Imagine that. I spend days, from time to time, in the belief that no one is happy with me. During those days or moments, my emotional well-being is depending on a person, or people, who will probably have a different opinion of me in the next few minutes. And typically, I am one of those people who are blessed (or cursed, depending on how you look at it) with relative indifference toward the opinions and whims of people around me.
Contrast this with the ways that I can be, and already am, pleasing to God. Several months ago, I read TrueFaced, a book that contrasts our constant attempts to force ourselves to please God (which do not please him) with simple, but ruthless, trust in God (which does please him). Part of it says this:
We will never please God through our efforts to become godly. Rather, we will only please God – and become godly – when we trust God.
Really let that sink in for a minute. We will only please God when we trust him. That’s it. It’s that easy. Everything else comes from that.
There doesn’t have to be any more running around in circles between people who are angry with or disappointed in me for all kinds of different reasons.
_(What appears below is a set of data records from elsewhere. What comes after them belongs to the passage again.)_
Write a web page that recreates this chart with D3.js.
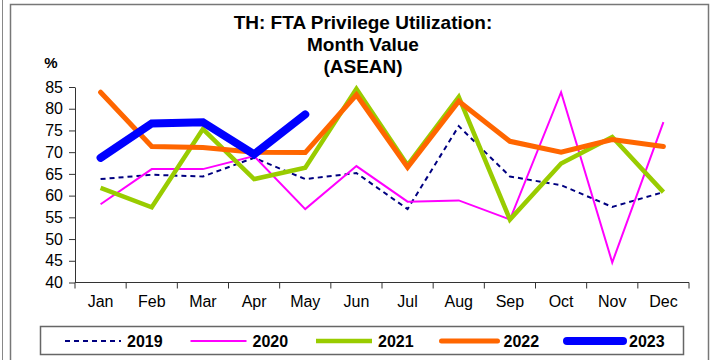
<!DOCTYPE html>
<html>
<head>
<meta charset="utf-8">
<script src="https://cdn.jsdelivr.net/npm/d3@7"></script>
<style>
  html, body { margin: 0; padding: 0; background: #fff; }
  svg { display: block; font-family: "Liberation Sans", Arial, sans-serif; }
</style>
</head>
<body>
<svg id="chart" width="712" height="360"></svg>
<script>
// Monthly FTA privilege utilization rate (%), ASEAN
const months = ["Jan", "Feb", "Mar", "Apr", "May", "Jun", "Jul", "Aug", "Sep", "Oct", "Nov", "Dec"];
const y2019 = [63.8, 64.8, 64.4, 68.7, 63.8, 65.2, 56.9, 76.0, 64.4, 62.4, 57.4, 60.8];
const y2020 = [58.0, 66.1, 66.1, 69.1, 56.9, 66.8, 58.6, 58.9, 54.5, 83.8, 44.6, 76.9];
const y2021 = [61.8, 57.3, 75.3, 63.8, 66.4, 84.6, 67.0, 82.7, 54.5, 67.4, 73.5, 60.8];
const y2022 = [83.8, 71.3, 71.1, 70.0, 69.9, 83.2, 66.5, 81.7, 72.5, 70.0, 72.9, 71.3];
const y2023 = [68.7, 76.6, 76.9, 69.5, 78.7];
const yTicks = [40, 45, 50, 55, 60, 65, 70, 75, 80, 85];
const titleLines = ["TH: FTA Privilege Utilization:", "Month Value", "(ASEAN)"];

const series = [
  { name: "2019", values: y2019, color: "#000080", width: 2, dash: "5,4", cap: "butt" },
  { name: "2020", values: y2020, color: "#FF00FF", width: 2, dash: null, cap: "butt" },
  { name: "2021", values: y2021, color: "#99CC00", width: 4.5, dash: null, cap: "butt" },
  { name: "2022", values: y2022, color: "#FF6600", width: 5, dash: null, cap: "round" },
  { name: "2023", values: y2023, color: "#0000FF", width: 8, dash: null, cap: "round" }
];

const svg = d3.select("#chart");
const plot = { left: 75, right: 689, top: 87, bottom: 282.5 };

// outer frames
svg.append("line").attr("x1", 2.5).attr("x2", 2.5).attr("y1", 0).attr("y2", 360)
  .attr("stroke", "#888").attr("stroke-width", 1);
svg.append("rect").attr("x", 10.5).attr("y", 4.5).attr("width", 698).attr("height", 400)
  .attr("fill", "none").attr("stroke", "#777").attr("stroke-width", 1.5);

// title
svg.append("g").selectAll("text").data(titleLines).join("text")
  .attr("x", 363).attr("y", (d, i) => 29 + i * 22)
  .attr("text-anchor", "middle").attr("font-weight", "bold").attr("font-size", 19)
  .text(d => d);

const x = d3.scaleBand().domain(months).range([plot.left, plot.right]).padding(0);
const y = d3.scaleLinear().domain([40, 85]).range([plot.bottom, plot.top]);

// y axis
const yAxis = svg.append("g").attr("transform", `translate(${plot.left},0)`)
  .call(d3.axisLeft(y).tickValues(yTicks).tickSize(6).tickPadding(6).tickSizeOuter(0));
yAxis.selectAll("text").attr("font-size", 16).attr("fill", "#000").attr("font-family", "Liberation Sans, Arial, sans-serif");
yAxis.select(".domain").attr("stroke", "#333");
yAxis.selectAll(".tick line").attr("stroke", "#333");

svg.append("text").attr("x", 51).attr("y", 68).attr("text-anchor", "middle")
  .attr("font-weight", "bold").attr("font-size", 15).text("%");

// x axis with tick marks on category boundaries
const xAxisG = svg.append("g").attr("transform", `translate(0,${plot.bottom})`);
xAxisG.append("line").attr("x1", plot.left).attr("x2", plot.right)
  .attr("stroke", "#333").attr("stroke-width", 1);
const bounds = months.map(m => x(m)).concat([plot.right]);
xAxisG.selectAll("line.tk").data(bounds).join("line").attr("class", "tk")
  .attr("x1", d => d).attr("x2", d => d).attr("y1", 0).attr("y2", 6)
  .attr("stroke", "#333");
xAxisG.selectAll("text").data(months).join("text")
  .attr("x", d => x(d) + x.bandwidth() / 2).attr("y", 24)
  .attr("text-anchor", "middle").attr("font-size", 16).text(d => d);

// series lines
const line = d3.line().x((d, i) => x(months[i]) + x.bandwidth() / 2).y(d => y(d));
svg.append("g").selectAll("path").data(series).join("path")
  .attr("d", d => line(d.values))
  .attr("fill", "none")
  .attr("stroke", d => d.color)
  .attr("stroke-width", d => d.width)
  .attr("stroke-dasharray", d => d.dash)
  .attr("stroke-linecap", d => d.cap)
  .attr("stroke-linejoin", "miter");

// legend
const legend = svg.append("g");
legend.append("rect").attr("x", 40.5).attr("y", 326.5).attr("width", 643).attr("height", 28)
  .attr("fill", "#fff").attr("stroke", "#666").attr("stroke-width", 1.5);
const item = legend.selectAll("g.item").data(series).join("g").attr("class", "item")
  .attr("transform", (d, i) => `translate(${65 + i * 125.5},341)`);
item.append("line").attr("x1", 0).attr("x2", 56).attr("y1", 0).attr("y2", 0)
  .attr("stroke", d => d.color).attr("stroke-width", d => d.width)
  .attr("stroke-dasharray", d => d.dash).attr("stroke-linecap", d => d.cap);
item.append("text").attr("x", 62).attr("y", 6).attr("font-weight", "bold")
  .attr("font-size", 16).text(d => d.name);
</script>
</body>
</html>
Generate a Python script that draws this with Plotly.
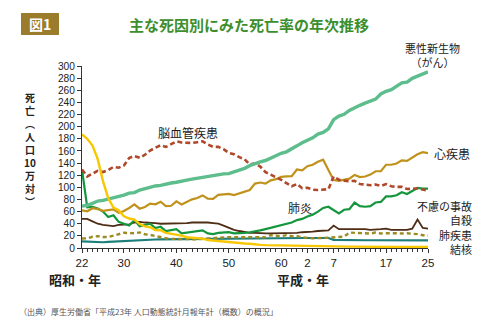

There doesn’t need to be any more constant shame at my failures to live up to the standards I place on myself. There doesn’t need to be any more legalistic bondage under which I place myself in an attempt to appease my creator.
I please him. Right now, I make Jesus happy. I trust in his acceptance and love for me, and that makes me righteous. That puts my character, right now, squarely in the process of being formed into his.